A young inventor needs tools and supplies, of course, but being a penniless, no-job kid I'd have to rely on the tools and supplies of my great grandparents. Where does one find such supplies? The Junk Drawer.
"Nana, where's the scotch tape?"
Junk Drawer.
"Papa, where's the mini screwdriver?"
Junk Drawer.
"Nana, where's the [twine, wooden dowels, tape measure, holepuncher, lighter, gluegun, matches, scissors, rubber bands, batteries, tomahawk, grape peeler, baseball thread, blanket de-linter, seltzer bottle tap, LEGO brick separator, ...]"
Everything you seek, it can be found in the Junk Drawer.
What a spatial oddity that 90% of household objects can be found in a single drawer. It's like that trope of the infinitely deep bag that can hold all objects. Santa's sack, that cube from Jimmy Neutron, your inventory in many video games, etc.
It's funny that you probably have a drunk drawer too. We all do. It just naturally happens when it is too much work to decide the proper place for something, just put it in the Junk Drawer.
From an organizational perspective, it makes a lot of sense. "Recently used" is a organization ideology found everywhere in our daily lives. Recent documents, quick access, what's-the-last-place-you-left-it searches.

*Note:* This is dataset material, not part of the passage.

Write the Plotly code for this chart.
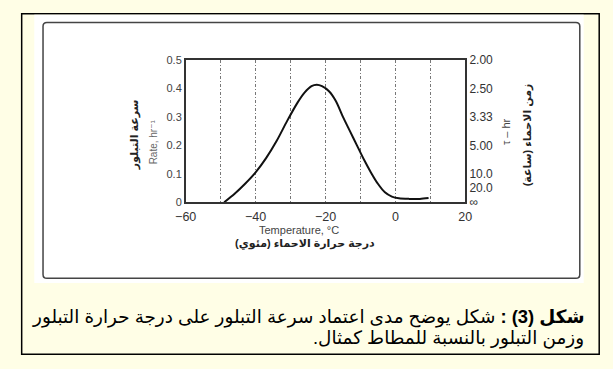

I greatly enjoyed reading the book, "Algorithms to Live By: The Computer Science of Human Decisions." I often trip myself up overthinking about the most efficient way to do trivial tasks. The book has a chapter about "recently used" as an organizational method for both our digital and physical lives. Keep your most used tools, documents, anything within arms reach and you'll save time on searching.
Life is too short to spend searching for things, put everything in the Junk Drawer.
I have an electronic junk drawer filled with code snippets in probably a dozen different programming languages. They come in handy and you avoid searching the web over and over for the same things.
Thanks for this; it gives me a new way to think about what I keep in my home office vs. what I keep in the garage. I've been organizing by traditional categories, but this may be the wrong approach. 'Recently Used' solves the problem neatly.